Figure scripts
#####

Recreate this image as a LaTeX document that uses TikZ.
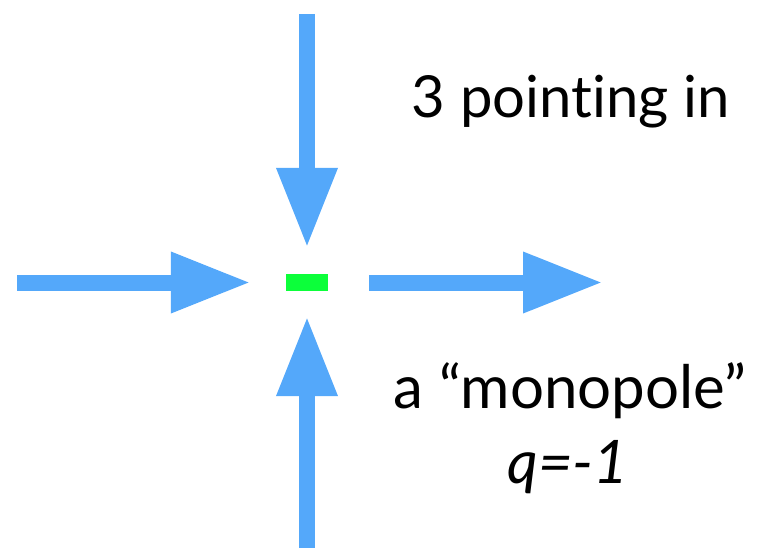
\documentclass[tikz,border=0pt]{standalone}
\usepackage{fontspec}
\setmainfont[Ligatures=NoCommon]{Lato}
\usepackage{tikz}
\usetikzlibrary{arrows.meta,positioning}
\definecolor{fieldblue}{RGB}{84,168,250}
\definecolor{chargegreen}{RGB}{12,255,58}
\tikzset{
  fieldarrow/.style={
    draw=fieldblue,
    line width=16pt,
    -{Triangle[length=80pt,width=57pt]}
  },
  chargedot/.style={
    fill=chargegreen,
    inner sep=0pt,
    minimum width=42pt,
    minimum height=17pt
  },
  fieldlabel/.style={
    anchor=base,
    inner sep=0pt,
    font=\fontsize{58}{66}\selectfont
  }
}

\begin{document}
\begin{tikzpicture}[x=1pt,y=-1pt]
    \useasboundingbox (0,0) rectangle (757,548);

    \node[chargedot] (charge) at (307,282.5) {};

    \coordinate (west) at (17,282.5);
    \coordinate (east) at (603,282.5);
    \coordinate (north) at (307,14);
    \coordinate (south) at (307,548);

    \draw[fieldarrow, shorten >=35pt] (west) -- (charge.west);
    \draw[fieldarrow, shorten >=26pt] (north) -- (charge.north);
    \draw[fieldarrow, shorten >=25pt] (south) -- (charge.south);
    \draw[fieldarrow, shorten <=41pt] (charge.east) -- (east);

    \node[fieldlabel] (count) at (571,118) {3 pointing in};
    \node[fieldlabel, font=\fontsize{60}{70}\selectfont] (name) at (570,408) {a “monopole”};
    \node[fieldlabel, font=\fontsize{60}{70}\selectfont\itshape] (charge value) at (568,483) {q=-1};
  \end{tikzpicture}
\end{document}
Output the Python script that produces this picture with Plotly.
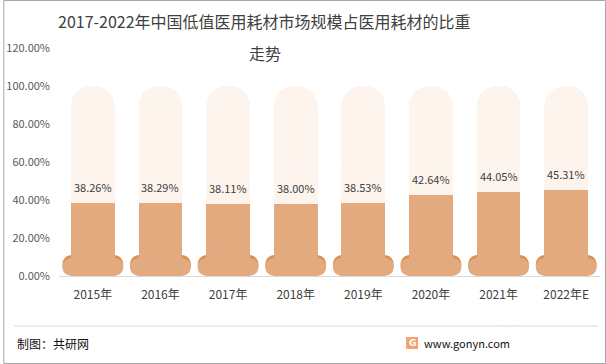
import plotly.graph_objects as go

categories = ["2015年", "2016年", "2017年", "2018年", "2019年", "2020年", "2021年", "2022年E"]
values = [38.26, 38.29, 38.11, 38.00, 38.53, 42.64, 44.05, 45.31]
full_scale = 100
y_ticks = [0, 20, 40, 60, 80, 100, 120]
y_tick_labels = ["0.00%", "20.00%", "40.00%", "60.00%", "80.00%", "100.00%", "120.00%"]

title_line1 = "2017-2022年中国低值医用耗材市场规模占医用耗材的比重"
title_line2 = "走势"

FONT = "Noto Sans CJK SC"
ORANGE = "#E2AA7E"
DARK = "#D8914F"
CREAM = "#FDF4EE"

xs = list(range(len(categories)))
remain = [full_scale - v for v in values]

fig = go.Figure()
fig.add_trace(go.Bar(x=xs, y=values, width=0.647, marker=dict(color=ORANGE, line=dict(width=0)),
                     hoverinfo="skip"))
fig.add_trace(go.Bar(x=xs, y=remain, width=0.647, marker=dict(color=CREAM, line=dict(width=0)),
                     hoverinfo="skip"))


def rounded(cx, hw, y0, y1, rx, ry):
    x0, x1 = cx - hw, cx + hw
    return (f"M {x0+rx},{y0} L {x1-rx},{y0} Q {x1},{y0} {x1},{y0+ry} "
            f"L {x1},{y1-ry} Q {x1},{y1} {x1-rx},{y1} L {x0+rx},{y1} "
            f"Q {x0},{y1} {x0},{y1-ry} L {x0},{y0+ry} Q {x0},{y0} {x0+rx},{y0} Z")


def px(xp, yp):
    return (xp - 56) / 544, (276 - yp) / 228


shapes = []
for i in xs:
    shapes.append(dict(type="path", xref="x", yref="y", layer="below",
                       path=rounded(i, 0.45, 1.0, 11.2, 0.17, 5.6),
                       fillcolor=DARK, line=dict(width=0)))
    shapes.append(dict(type="path", xref="x", yref="y", layer="below",
                       path=rounded(i, 0.45, 0.0, 9.6, 0.18, 4.9),
                       fillcolor=ORANGE, line=dict(width=0)))

# footer line and border
lx0, ly = px(11, 326)
lx1, _ = px(598, 326)
shapes.append(dict(type="line", xref="paper", yref="paper", x0=lx0, x1=lx1,
                   y0=ly, y1=ly, line=dict(color="#D9D9D9", width=1)))
bx0, by0 = px(0.5, 363.5)
bx1, by1 = px(605.5, 0.5)
shapes.append(dict(type="rect", xref="paper", yref="paper",
                   x0=bx0, x1=bx1, y0=by0, y1=by1,
                   line=dict(color="#A6A6A6", width=1), fillcolor="rgba(0,0,0,0)"))
# logo square
gx0, gy0 = px(405, 349)
gx1, gy1 = px(417, 337)
shapes.append(dict(type="rect", xref="paper", yref="paper",
                   x0=gx0, x1=gx1, y0=gy0, y1=gy1,
                   fillcolor="#F2A373", line=dict(width=0)))

annotations = []
for i, v in zip(xs, values):
    annotations.append(dict(x=i, y=v, xref="x", yref="y", text=f"{v:.2f}%", showarrow=False,
                            yanchor="bottom", yshift=6,
                            font=dict(family=FONT, size=11, color="#404040")))

# watermarks
for (wx, wy) in [(170, 60), (280, 140), (480, 130), (140, 230), (470, 300)]:
    ax, ay = px(wx, wy)
    annotations.append(dict(x=ax, y=ay, xref="paper", yref="paper", text="<b>共研网</b>",
                            showarrow=False, textangle=-15, xanchor="center", yanchor="middle",
                            font=dict(family=FONT, size=34, color="rgba(0,0,0,0.022)")))
    ax2, ay2 = px(wx + 10, wy + 30)
    annotations.append(dict(x=ax2, y=ay2, xref="paper", yref="paper", text="w w w . g o n y n . c o m",
                            showarrow=False, textangle=-15, xanchor="center", yanchor="middle",
                            font=dict(family=FONT, size=12, color="rgba(0,0,0,0.03)")))

tx, ty = px(263, 21)
annotations.append(dict(x=tx, y=ty, xref="paper", yref="paper", text=title_line1, showarrow=False,
                        xanchor="center", yanchor="middle",
                        font=dict(family=FONT, size=16, color="#404040")))
tx, ty = px(263, 53)
annotations.append(dict(x=tx, y=ty, xref="paper", yref="paper", text=title_line2, showarrow=False,
                        xanchor="center", yanchor="middle",
                        font=dict(family=FONT, size=16, color="#404040")))
fx, fy = px(12, 343)
annotations.append(dict(x=fx, y=fy, xref="paper", yref="paper", text="制图：共研网", showarrow=False,
                        xanchor="left", yanchor="middle", font=dict(family=FONT, size=12, color="#111111")))
fx, fy = px(421, 343)
annotations.append(dict(x=fx, y=fy, xref="paper", yref="paper", text="www.gonyn.com", showarrow=False,
                        xanchor="left", yanchor="middle", font=dict(family=FONT, size=11, color="#111111")))
lx, lyy = px(411, 343)
annotations.append(dict(x=lx, y=lyy, xref="paper", yref="paper", text="<b>G</b>", showarrow=False,
                        xanchor="center", yanchor="middle",
                        font=dict(family="DejaVu Sans", size=9, color="white")))

fig.update_layout(
    width=606, height=364,
    margin=dict(l=56, r=6, t=48, b=88),
    paper_bgcolor="white", plot_bgcolor="white",
    barmode="stack", barcornerradius=20,
    showlegend=False,
    xaxis=dict(range=[-0.5, 7.5], tickvals=xs, ticktext=categories, showgrid=False,
               showline=True, linecolor="#D9D9D9", linewidth=1, ticks="", zeroline=False,
               ticklabelstandoff=8,
               tickfont=dict(family=FONT, size=12, color="#404040"), fixedrange=True),
    yaxis=dict(range=[0, 120], tickvals=y_ticks, ticktext=y_tick_labels, showgrid=False,
               zeroline=False, showline=False, ticks="", ticklabelstandoff=8,
               tickfont=dict(family=FONT, size=11, color="#595959"), fixedrange=True),
    shapes=shapes,
    annotations=annotations,
)

fig.write_html("out.html", config={"displayModeBar": False},
               post_script="document.body.style.margin='0';document.body.style.overflow='hidden';")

#####

Transcribe exactly, with no pictures, the lines running from the first line of the material through the line holding "(charge.east) -- (east);".

Recreate this image as a LaTeX document that uses TikZ.
\documentclass[tikz,border=0pt]{standalone}
\usepackage{fontspec}
\setmainfont[Ligatures=NoCommon]{Lato}
\usepackage{tikz}
\usetikzlibrary{arrows.meta,positioning}
\definecolor{fieldblue}{RGB}{84,168,250}
\definecolor{chargegreen}{RGB}{12,255,58}
\tikzset{
  fieldarrow/.style={
    draw=fieldblue,
    line width=16pt,
    -{Triangle[length=80pt,width=57pt]}
  },
  chargedot/.style={
    fill=chargegreen,
    inner sep=0pt,
    minimum width=42pt,
    minimum height=17pt
  },
  fieldlabel/.style={
    anchor=base,
    inner sep=0pt,
    font=\fontsize{58}{66}\selectfont
  }
}

\begin{document}
\begin{tikzpicture}[x=1pt,y=-1pt]
    \useasboundingbox (0,0) rectangle (757,548);

    \node[chargedot] (charge) at (307,282.5) {};

    \coordinate (west) at (17,282.5);
    \coordinate (east) at (603,282.5);
    \coordinate (north) at (307,14);
    \coordinate (south) at (307,548);

    \draw[fieldarrow, shorten >=35pt] (west) -- (charge.west);
    \draw[fieldarrow, shorten >=26pt] (north) -- (charge.north);
    \draw[fieldarrow, shorten >=25pt] (south) -- (charge.south);
    \draw[fieldarrow, shorten <=41pt] (charge.east) -- (east);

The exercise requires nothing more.